Eight Reasons You Should Start a Book Blog This Year

Discussion Post

You’ll connect with a community of readers.

One of the best parts of book blogging is being able to connect with other readers.  Whatever types of books you like to read, you’ll find others who love the same thing and who are eager to discuss it with you.

You’ll discover new books and new trends.

Book blogging connects you with both old favorites and the latest publishing news.  You’ll hear about what upcoming books readers are most anticipating and which trends they hope to see more of.

You’ll challenge yourself to read more diversely.

Diversity is big in the book industry right now, as readers calls for more representation for more cultures, genders, religions, and other identities.  In the book blogging community, you’ll be able to find recommendations for books about any and every type of character and subject.  You may also find yourself experimenting with genres you don’t normally read.

You’ll learn more about the publishing industry.

While you may begin a book blog to share your thoughts about books with fellow readers, you may inevitably connect with authors, publishers, and aspiring industry professionals.  You’ll learn everything about the publishing process from pitching a manuscript to an agent to printing the book to marketing it to buyers.

You’ll become a better writer.

Blogging allows you to practice and improve your writing, as you must consistently come up with new content and work on expressing your thoughts.  You’ll also learn what types of posts and information work best for your readers and how to appeal to your target audience.

You’ll learn social media skills.

Book bloggers often become masters of social media, some of which they never even initially planned on joining.  The book community is particularly strong on Twitter and Instagram, but you can also find them on Pinterest, Facebook, and other sites.  You may find yourself learning everything from photography to networking to promoting and marketing once you create social media profiles for your blog.

You’ll also master time management.

The most successful bloggers tend to have consistent schedules, whether it’s posting seven times a week or one time a week.  Once you start blogging, you’ll learn to write to meet deadlines (either self-imposed or for obligations such as book tours and guest posts), while balancing the various behind the scenes tasks of running a blog.

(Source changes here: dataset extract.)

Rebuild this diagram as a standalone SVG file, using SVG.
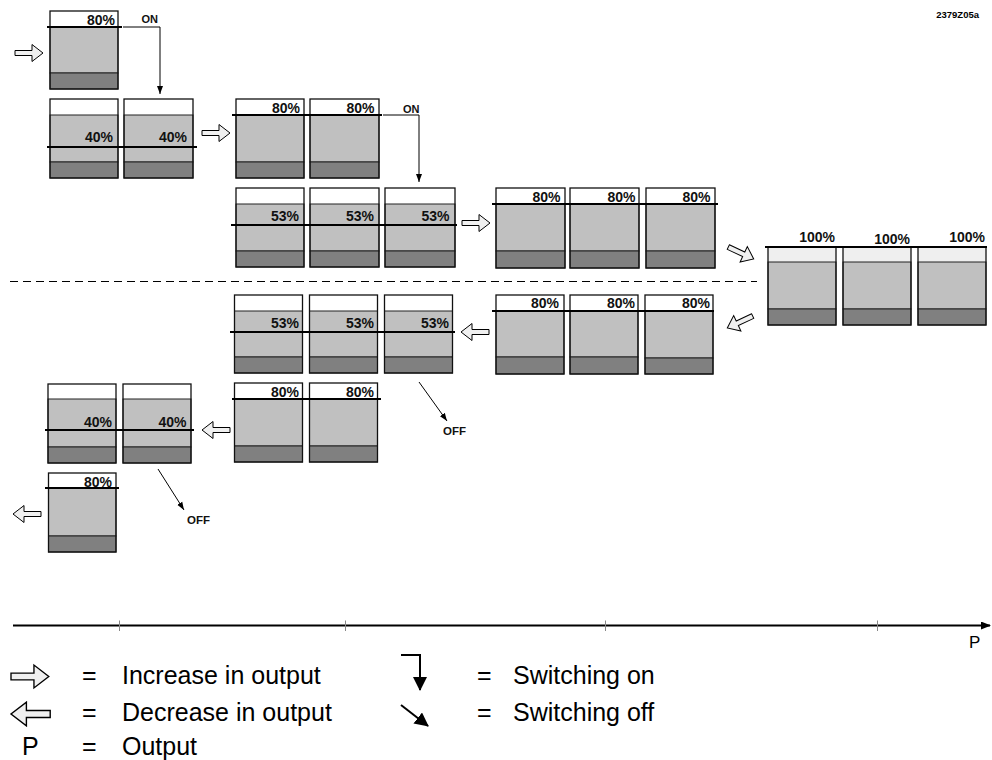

You’ll be able to connect with publishers to get news and books early.

If you want, as a book blogger, you’ll have the opportunity to connect with publishers on social media and to form contacts to requests ARCs (advance reader copies) from publishers for review.  Getting some of the earliest looks at upcoming books and other publishing news can be extremely exciting.

If you’re thinking of taking the plunge and starting a book blog in 2017, check out my complete guide here.

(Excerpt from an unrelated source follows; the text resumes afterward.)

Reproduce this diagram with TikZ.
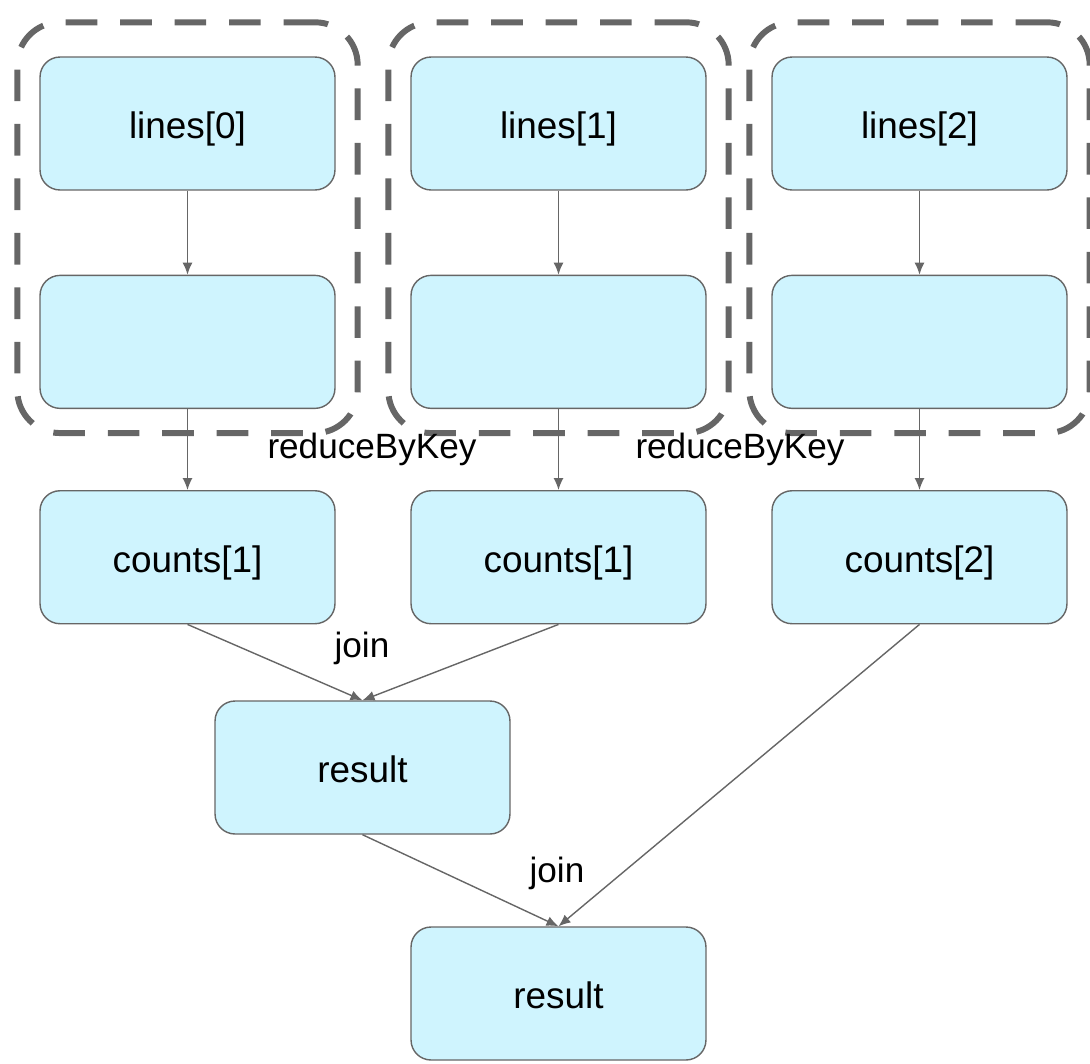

15 thoughts on “Eight Reasons You Should Start a Book Blog This Year

  1. Paula Vince says:

    Thanks for this. Although my blog is a couple of years old and not brand new anymore, this post inspires me to treat it as if it is. Every point you’ve mentioned is so true, and I feel as if I’m still learning.


    • Briana says:

      I think we all need to be reminded now and again what makes blogging awesome. Sometimes I get in a bit of a slump and forget, and then I remember how much I learned from it.


  2. Jenna @ Falling Letters says:

    Great post that reminds me of all the pluses to blogging, beyond just having a space to share my bookish thoughts (which is why I started blogging in the first place).


    • Briana says:

      Sharing bookish thoughts is good, too! I see some people wanting to limit reviews and such because they feel too much as if they’re being used as free marketing by publishers (and there’s probably something to that…), but talking about books, sometimes individually and sometimes large categories of them, is why I started blogging in the first place. I don’t think I could talk about books meaningfully in way that doesn’t in part end up with the byproduct that it’s free publicity for the book.


      • Krysta says:

        I would prefer to think of it as free marketing for the author, really. Saying it’s for the publisher makes it seem more impersonal, like you’re contributing to the bottom line of a corporation. I’d rather think of it as me contributing to the ability of an artist to continue to create more art. I recognize that the two are connected and that when you support the author you also support the publisher, but talking about “free marketing” like it’s a bad thing ignores the reality that authors and artists rely on that sort of thing to live.